Like abstract painting, the Texas Biennial is in a period of introspection, played out on a public stage. The exhibition’s organizers, including director Shea Little and curator-at-large Virginia Rutledge, are constantly asking-on panel discussions and in fundraising ventures-not only why they need to organize a regional competition of contemporary art, but also how it ought to be done. Founded in Austin in 2005 by a handful of artists associated with the nonprofit gallery Big Medium, the Texas Biennial is now the longest running state biennial in the U.S., and this year’s presentation has expanded into San Antonio, Houston and Dallas, beyond the Austin epicenter (which has the smallest art scene of the four cities).
Contemporary Texan art is faced with overcoming a spectrum of stereotypes, from George W. Bush’s Sunday paintings to Marfa’s minimalist utopia. New York- and Austin-based Rutledge realizes that if the Texas Biennial is going to succeed on a national level, it needs to promote banner artists like San Antonio-based Blizard, who has been in the 2009 and 2011 biennials; Blizard is now featured in the four-person show at Houston’s Lawndale Art Center (through Sept. 28), which is itself a powerhouse of championing local artists but is under known on the national stage. Susi Brister’s photographs of camouflaged bodies in the Texan landscape provide a vibrant counterpoint to Blizard’s urban adventures.
“Great art is made everywhere in the United States,” said Rutledge at the Big Medium opening reception; but great art needs a great platform. Rutledge is an art advisor and attorney specializing in art, copyright and nonprofits; this is the second Texas Biennial that she has volunteered to oversee. “Texas is a brand,” she said at the panel discussion “Why a Texas Biennial?” Sept. 7 at the Glassell Studio School of the Museum of Fine Arts, Houston, “and that’s something to be cautious about.” She continued, “It’s very difficult to see contemporary art in Austin, where a lot of it is being made,” because “visual art doesn’t get the same kind of attention from the city that music does.”
At Big Medium, the group show “New and Greatest Hits: Texas Biennial 2005-2011,” (through Sept. 28) serves to clarify the biennial’s short history. On display is an inlaid mirrored igloo sculpture by Linda Pace, a San Antonio-based sculptor and philanthropist who died in 2007 but whose Artpace residency and exhibition program continues to nourish the local art community while maintaining an international presence. And participating museums, such as the San Antonio Museum of Art (SAMA), made a push to exhibit their best works by Texan artists. SAMA curator David S. Rubin is unafraid to show politically charged work in his museum, including on the topics of homosexuality, immigration, addiction, war and local crime. “We love to support the real thing,” he said during a tour of the galleries.
“Buy it or lose it,” said Rutledge during her remarks at the biennial’s opening reception at San Antonio’s Blue Star Contemporary Art Museum. Rutledge is an impassioned advocate of the Texas cause, and has made fundraising a cornerstone of her tenure. The state has an unusually strong philanthropic base, and Rutledge is especially good at rallying supporters and forging connections with private patrons such as Suzanne Deal Booth, who underwrote James Turrell’s Skyspace Twilight Epiphany (2007) at Houston’s Rice University.

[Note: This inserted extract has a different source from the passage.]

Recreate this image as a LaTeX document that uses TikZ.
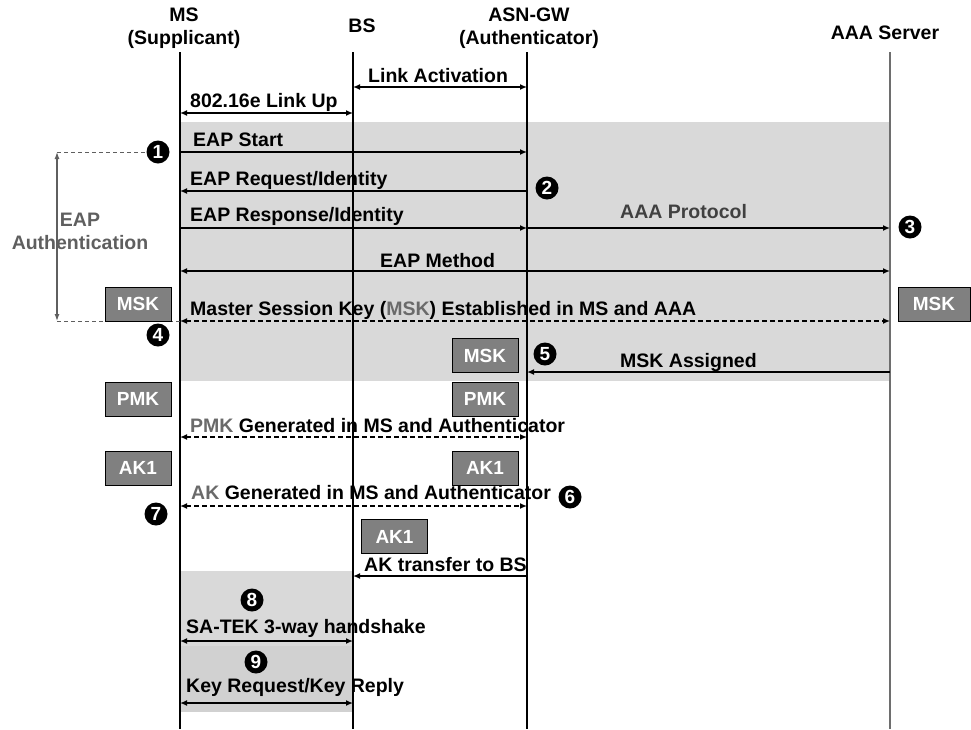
\documentclass[tikz,border=0pt]{standalone}
\usepackage{fontspec}
\setmainfont{Liberation Sans}
\usetikzlibrary{arrows.meta}

\definecolor{phasefill}{HTML}{D9D9D9}
\definecolor{phasefillb}{HTML}{D1D1D1}
\definecolor{keyfill}{HTML}{808080}
\definecolor{softtext}{HTML}{404040}
\definecolor{sidetext}{HTML}{5F5F5F}
\definecolor{keyword}{HTML}{6A6A6A}
\definecolor{aaaline}{HTML}{6E6E6E}

\tikzset{
  lbl/.style={font=\fontsize{19.5}{22}\selectfont\bfseries, inner sep=0pt, anchor=base west},
  head/.style={font=\fontsize{19.5}{23}\selectfont\bfseries, align=center, inner sep=0pt},
  life/.style={line width=1.2pt},
  tip/.tip={Latex[length=7pt,width=6pt]},
  msg/.style={line width=1.4pt, -tip},
  both/.style={line width=1.4pt, tip-tip},
  dmsg/.style={both, dash pattern=on 5pt off 3pt},
  keybox/.style={draw=black, line width=0.9pt, fill=keyfill, text=white,
    minimum width=66pt, minimum height=34pt, inner sep=0pt,
    font=\fontsize{19}{22}\selectfont\bfseries},
  badge/.style={circle, fill=black, text=white, minimum size=23pt, inner sep=0pt,
    font=\fontsize{19}{19}\selectfont\bfseries},
}

\begin{document}
\begin{tikzpicture}[x=1pt,y=-1pt]
\useasboundingbox (0,0) rectangle (971,729);

% shaded phases
\fill[phasefill] (180,122) rectangle (890,381);
\fill[phasefill] (180,571) rectangle (353,646);
\fill[phasefillb] (180,646) rectangle (353,712);

% lifeline heads and feet
\coordinate (ms)  at (180,52);  \coordinate (msf)  at (180,729);
\coordinate (bs)  at (353,52);  \coordinate (bsf)  at (353,729);
\coordinate (asn) at (527,52);  \coordinate (asnf) at (527,729);
\coordinate (aaa) at (890,52);  \coordinate (aaaf) at (890,729);

\draw[life] (ms) -- (msf);
\draw[life] (bs) -- (bsf);
\draw[life] (asn) -- (asnf);
\draw[life, aaaline] (aaa) -- (aaaf);

% column titles
\node[head] (hms)  at (184,28.5) {MS\\(Supplicant)};
\node[head] (hbs)  at (362,26)   {BS};
\node[head] (hasn) at (529,28.5) {ASN-GW\\(Authenticator)};
\node[head] (haaa) at (885,33)   {AAA Server};

% EAP authentication span
\node[badge] (b1) at (158,152) {1};
\node[badge] (b4) at (158,335) {4};
\coordinate (spantop) at (57,152);
\coordinate (spanbot) at (57,321);
\draw[sidetext, line width=1pt, dash pattern=on 4pt off 3pt] (spantop) -- (b1.west);
\draw[sidetext, line width=1pt, dash pattern=on 4pt off 3pt] (spanbot) -- (ms |- 0,321);
\draw[sidetext, line width=1.2pt, {Latex[length=7pt,width=5pt]}-{Latex[length=7pt,width=5pt]}] (spantop) -- (spanbot);
\node[head, text=sidetext] (eapauth) at (80,231) {EAP\\Authentication};

% messages
\draw[both] (bs |- 0,87) -- (asn |- 0,87);
\node[lbl] (t1) at (368,82) {Link Activation};

\draw[both] (ms |- 0,113) -- (bs |- 0,113);
\node[lbl] (t2) at (190,107) {802.16e Link Up};

\draw[msg] (ms |- 0,152) -- (asn |- 0,152);
\node[lbl] (t3) at (193,146) {EAP Start};

\draw[msg] (asn |- 0,191) -- (ms |- 0,191);
\node[lbl] (t4) at (190,185) {EAP Request/Identity};

\draw[msg] (ms |- 0,228) -- (asn |- 0,228);
\node[lbl] (t5) at (190,221) {EAP Response/Identity};
\draw[msg] (asn |- 0,228) -- (aaa |- 0,228);
\node[lbl, text=softtext] (t6) at (620,218) {AAA Protocol};

\draw[both] (ms |- 0,271) -- (aaa |- 0,271);
\node[lbl] (t7) at (380,267) {EAP Method};

\draw[dmsg] (ms |- 0,321) -- (aaa |- 0,321);
\node[lbl] (t8) at (190,315) {Master Session Key (\textcolor{keyword}{MSK}) Established in MS and AAA};

\draw[msg] (aaa |- 0,372) -- (asn |- 0,372);
\node[lbl] (t9) at (620,367) {MSK Assigned};

\draw[dmsg] (ms |- 0,437) -- (asn |- 0,437);
\node[lbl] (t10) at (190,432) {\textcolor{keyword}{PMK} Generated in MS and Authenticator};

\draw[dmsg] (ms |- 0,506) -- (asn |- 0,506);
\node[lbl] (t11) at (191,499) {\textcolor{keyword}{AK} Generated in MS and Authenticator};

\draw[msg] (asn |- 0,576) -- (bs |- 0,576);
\node[lbl] (t12) at (364,571) {AK transfer to BS};

\draw[both] (ms |- 0,641) -- (bs |- 0,641);
\node[lbl] (t13) at (186,633) {SA-TEK 3-way handshake};

\draw[both] (ms |- 0,703) -- (bs |- 0,703);
\node[lbl] (t14) at (186,692) {Key Request/Key Reply};

% keys
\node[keybox] (mskl) at (138,304) {MSK};
\node[keybox, minimum width=72pt] (mskr) at (934,304) {MSK};
\node[keybox] (mskm) at (485,355.5) {MSK};
\node[keybox] (pmkl) at (138,399) {PMK};
\node[keybox] (pmkr) at (485,399) {PMK};
\node[keybox] (akl)  at (138,468) {AK1};
\node[keybox] (akr)  at (485,468) {AK1};
\node[keybox] (akm)  at (394.5,536.5) {AK1};

% step markers
\node[badge] (b2) at (547,188) {2};
\node[badge] (b3) at (910,227) {3};
\node[badge] (b5) at (545,354) {5};
\node[badge] (b6) at (570,497) {6};
\node[badge] (b7) at (156,514) {7};
\node[badge] (b8) at (252,600) {8};
\node[badge] (b9) at (256,662) {9};
\end{tikzpicture}
\end{document}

The centerpiece of the Texas Biennial is a statewide open call for art, which attracted thousands of entries juried by 13 curators and which culminated in a group show at Blue Star of 70 artists and collectives. Gary Sweeney, who studied with James Turrell in California, was the popular favorite, showing a 2012 routed wood, paint and signage artwork titled Are You a Psychopath?, which suggests that psychos are dog people, not cat people. The HIXX Collective (Rachel Crist and Daedalus Hoffman) exhibited a video from an endurance performance in which Crist chewed and spat tobacco for three hours. It was her first time chewing, and the brown, shit-like substance was smeared on her face, the residue displayed on the gallery floor. In the parking lot was a mini performance festival, for which the Bridge Club, whose four members (Emily Bivens, Christine Owen, Annie Strader and Julie Wills) live in various American cities, parked their trailer in front and performed an ongoing work in which they interact with objects collected from across the nation. All of the artists in the show have a Texas connection of some sort, but given the diversity of their backgrounds (with many having studied at out-of-state art schools), the big group show proved that Texas art is as mutable a category as American art.